I don't particularly care for math, but it's easy enough to illustrate this point. The point is basically "fix your math" and it won't be a 'hard cap' anymore. (The second equation is of the form y=1/x)
The second method would cause a very quick downturn of performance the moment you step 1% over the limit. Which is unlike a CPU. If this is an acceptable side effect, then second method would be good to implement from a gameplay standpoint.

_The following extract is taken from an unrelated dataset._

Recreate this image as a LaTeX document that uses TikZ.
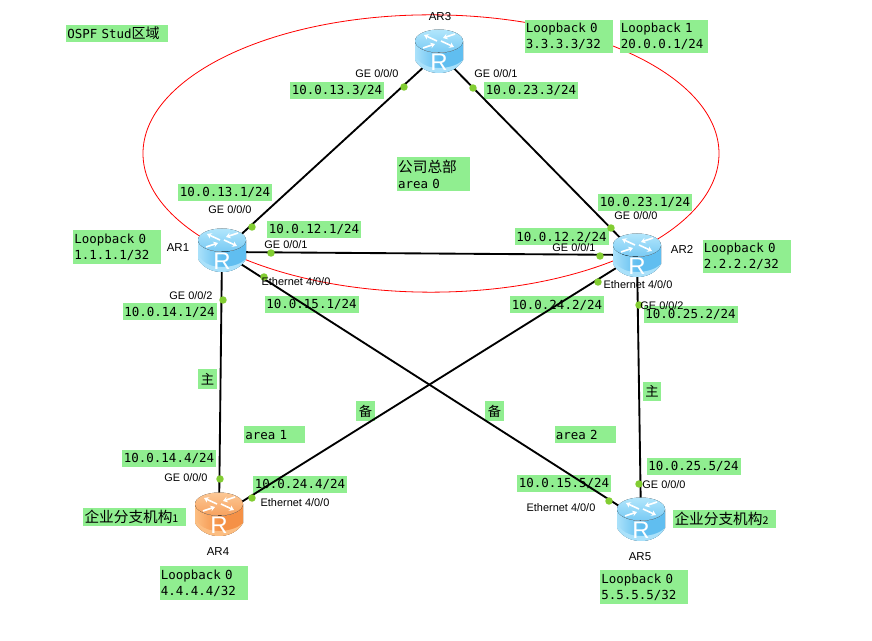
\documentclass[tikz,border=0pt]{standalone}
\usepackage{xcolor}
\usepackage{fontspec}
\setmainfont{Liberation Sans}
\setmonofont{DejaVu Sans Mono}
\newfontfamily\cjk{Noto Sans CJK SC}
\usepackage{tikz}
\usetikzlibrary{arrows.meta,positioning,calc,shapes.geometric}
\definecolor{labelgreen}{RGB}{144,238,144}
\definecolor{portgreen}{RGB}{130,205,50}
\definecolor{bluetop}{RGB}{178,230,252}
\definecolor{blueside}{RGB}{96,190,240}
\definecolor{bluelight}{RGB}{170,225,250}
\definecolor{orangetop}{RGB}{252,200,150}
\definecolor{orangeside}{RGB}{245,145,70}
\definecolor{orangelight}{RGB}{252,190,130}

\begin{document}
\begin{tikzpicture}[
    x=0.75pt, y=-0.75pt,
    addr/.style={rectangle, fill=labelgreen, inner sep=0pt, minimum width=70.5pt, minimum height=12.75pt,
                 font=\fontsize{9.35}{12}\selectfont\ttfamily},
    note/.style={addr, align=left, inner xsep=1pt, minimum width=0pt},
    loopbk/.style={note, text width=64pt, minimum height=25pt},
    tag/.style={addr, minimum width=14pt, minimum height=14.5pt, font=\fontsize{10}{12}\selectfont\cjk},
    area/.style={note, text width=43.75pt},
    branch/.style={note, text width=75pt, minimum height=13.5pt, font=\fontsize{11}{12}\selectfont\cjk},
    port/.style={inner sep=0pt, font=\fontsize{8.2}{10}\selectfont},
    devname/.style={port, font=\fontsize{8.6}{10}\selectfont},
    portdot/.style={circle, fill=portgreen, inner sep=0pt, minimum size=5.6pt},
    link/.style={line width=1.4pt, black},
    spoke/.style={white, line width=1.2pt, -{Stealth[length=3.4pt,width=4.4pt]}},
    pics/routericon/.style n args={3}{code={
        \fill[left color=#3, right color=#2, middle color=#2]
            (-24,-10) arc[start angle=180, end angle=0, x radius=24, y radius=12]
            -- (24,9) .. controls (18,19) and (8,22) .. (0,22) .. controls (-8,22) and (-18,19) .. (-24,9) -- cycle;
        \fill[#3] (-24,-10) -- (-24,9) .. controls (-18,19) and (-8,22) .. (0,22) .. controls (8,22) and (18,19) .. (24,9)
            .. controls (18,15) and (8,17) .. (0,17) .. controls (-8,17) and (-18,15) .. (-24,5) -- cycle;
        \fill[top color=#1, bottom color=#2!70!#1] (0,-10) ellipse (24 and 11.5);
        \draw[spoke] (-2,-10) -- (-15,-16);
        \draw[spoke] (2,-10) -- (15,-4);
        \draw[spoke] (-16,-3) -- (-4,-7);
        \draw[spoke] (16,-17) -- (4,-13);
        \node[text=white, inner sep=0pt, font=\fontsize{18}{18}\selectfont] (-glyph) at (0,11) {R};
    }}
]
\path[use as bounding box, fill=white] (0,0) rectangle (872,641);

% company area
\node[draw=red, line width=0.6pt, ellipse, inner sep=0pt, minimum width=432pt, minimum height=208pt] (hq) at (431,153.5) {};

% routers
\coordinate (ar1) at (222,252);
\coordinate (ar2) at (637,255);
\coordinate (ar3) at (439,53);
\coordinate (ar4) at (219,516);
\coordinate (ar5) at (641,520);

% loopbacks and notes
\node[note, text width=74.5pt] (title) at (117,33.5) {OSPF Stud{\fontsize{10.5}{12}\selectfont\cjk 区域}};
\node[loopbk] (lo3a) at (568.5,36.5) {Loopback 0\\3.3.3.3/32};
\node[loopbk] (lo3b) at (663.5,36.5) {Loopback 1\\20.0.0.1/24};
\node[loopbk] (lo1) at (117,247) {Loopback 0\\1.1.1.1/32};
\node[loopbk] (lo2) at (746.5,256.5) {Loopback 0\\2.2.2.2/32};
\node[loopbk] (lo4) at (203.5,583) {Loopback 0\\4.4.4.4/32};
\node[loopbk] (lo5) at (644,587) {Loopback 0\\5.5.5.5/32};
\node[loopbk, text width=53pt] (hqname) at (433.5,174) {{\fontsize{11}{12}\selectfont\cjk 公司总部}\\area 0};
\node[area] (area1) at (274.5,435) {area 1};
\node[area] (area2) at (585,435) {area 2};
\node[branch] (site1) at (134.5,517) {企业分支机构{\fontsize{8}{10}\selectfont 1}};
\node[branch] (site2) at (724.5,519) {企业分支机构{\fontsize{8}{10}\selectfont 2}};
\node[tag] (main1) at (207.5,379) {主};
\node[tag] (spare1) at (365.5,411) {备};
\node[tag] (spare2) at (494.5,411) {备};
\node[tag] (main2) at (652,391.5) {主};

% interface addresses
\node[addr] (ip13c) at (337,90.5) {10.0.13.3/24};
\node[addr] (ip23c) at (531,90.5) {10.0.23.3/24};
\node[addr] (ip13a) at (225,192.5) {10.0.13.1/24};
\node[addr] (ip12a) at (314,229.5) {10.0.12.1/24};
\node[addr] (ip23b) at (645,202.5) {10.0.23.1/24};
\node[addr] (ip12b) at (561.5,237) {10.0.12.2/24};
\node[addr] (ip15a) at (311.5,304.5) {10.0.15.1/24};
\node[addr] (ip14a) at (169.5,312) {10.0.14.1/24};
\node[addr] (ip24b) at (557,305) {10.0.24.2/24};
\node[addr] (ip25b) at (690.5,314.5) {10.0.25.2/24};
\node[addr] (ip14d) at (169,458.5) {10.0.14.4/24};
\node[addr] (ip24d) at (300,484.5) {10.0.24.4/24};
\node[addr] (ip25e) at (693.5,466.5) {10.0.25.5/24};
\node[addr] (ip15e) at (564,483.5) {10.0.15.5/24};

% links
\draw[link] (ar1) -- (ar3);
\draw[link] (ar3) -- (ar2);
\draw[link] (ar1) -- (ar2);
\draw[link] (ar1) -- (ar4);
\draw[link] (ar1) -- (ar5);
\draw[link] (ar2) -- (ar4);
\draw[link] (ar2) -- (ar5);

% port dots
\node[portdot] (p3a) at (404,87) {};
\node[portdot] (p3b) at (473,88) {};
\node[portdot] (p1a) at (252,227) {};
\node[portdot] (p1b) at (271,253) {};
\node[portdot] (p1c) at (223,300) {};
\node[portdot] (p1d) at (264,277) {};
\node[portdot] (p2a) at (611,228) {};
\node[portdot] (p2b) at (600,256) {};
\node[portdot] (p2c) at (598,282) {};
\node[portdot] (p2d) at (639,305) {};
\node[portdot] (p4a) at (220,479) {};
\node[portdot] (p4b) at (252,498) {};
\node[portdot] (p5a) at (639,484) {};
\node[portdot] (p5b) at (609,501) {};

% router icons
\pic (iconar1) at (222,250) {routericon={bluetop}{blueside}{bluelight}};
\pic (iconar2) at (637,255) {routericon={bluetop}{blueside}{bluelight}};
\pic (iconar3) at (439,51) {routericon={bluetop}{blueside}{bluelight}};
\pic (iconar4) at (219,514) {routericon={orangetop}{orangeside}{orangelight}};
\pic (iconar5) at (641,519) {routericon={bluetop}{blueside}{bluelight}};

% names and ports
\node[devname] (nar1) at (178,248) {AR1};
\node[devname] (nar2) at (682,250) {AR2};
\node[devname] (nar3) at (440,17) {AR3};
\node[devname] (nar4) at (218,552) {AR4};
\node[devname] (nar5) at (640,557) {AR5};
\node[port] (g3a) at (377,74) {GE 0/0/0};
\node[port] (g3b) at (496,74) {GE 0/0/1};
\node[port] (g1a) at (230,210) {GE 0/0/0};
\node[port] (g1b) at (286,245) {GE 0/0/1};
\node[port] (g1c) at (191,296) {GE 0/0/2};
\node[port] (e1) at (296,282) {Ethernet 4/0/0};
\node[port] (g2a) at (636,216) {GE 0/0/0};
\node[port] (g2b) at (574,248) {GE 0/0/1};
\node[port] (e2) at (638,285) {Ethernet 4/0/0};
\node[port] (g2c) at (662,306) {GE 0/0/2};
\node[port] (g4a) at (186,478) {GE 0/0/0};
\node[port] (e4) at (295,503) {Ethernet 4/0/0};
\node[port] (g5a) at (664,485) {GE 0/0/0};
\node[port] (e5) at (561,508) {Ethernet 4/0/0};
\end{tikzpicture}
\end{document}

Isn't that exactly what i wrote a couple of weeks ago? ;-) Seriously, i would love such a system way better than the current one. Because it is simple, intuitive and has no hard cap by reaching a point where adding more CPU comes with a very high cost (energy, volume, weight). And it is up to every player to determine if its worth the cost. Edit: Another plus for modular system is => who would have guessed, modularity. To make the current system work it would mean that no additional devices com into the game, otherwise they have to change limits and tiers again. With a modular system that is dynamically, you don't need to change anything. New devises will fit in and need additional cpu modules, making the vessel grow. The only thing that you have to adjust: CPU modules in CPU give and Energy taken. Pretty easy to balance.
That's just a crude example, and while I don't know what the actual equation for that particular curve is, I know it's not y=1/x specifically. There's a fair amount of adjusting and number fiddling that could be done to obtain a less brutal decline and longer curve, but - I hate math.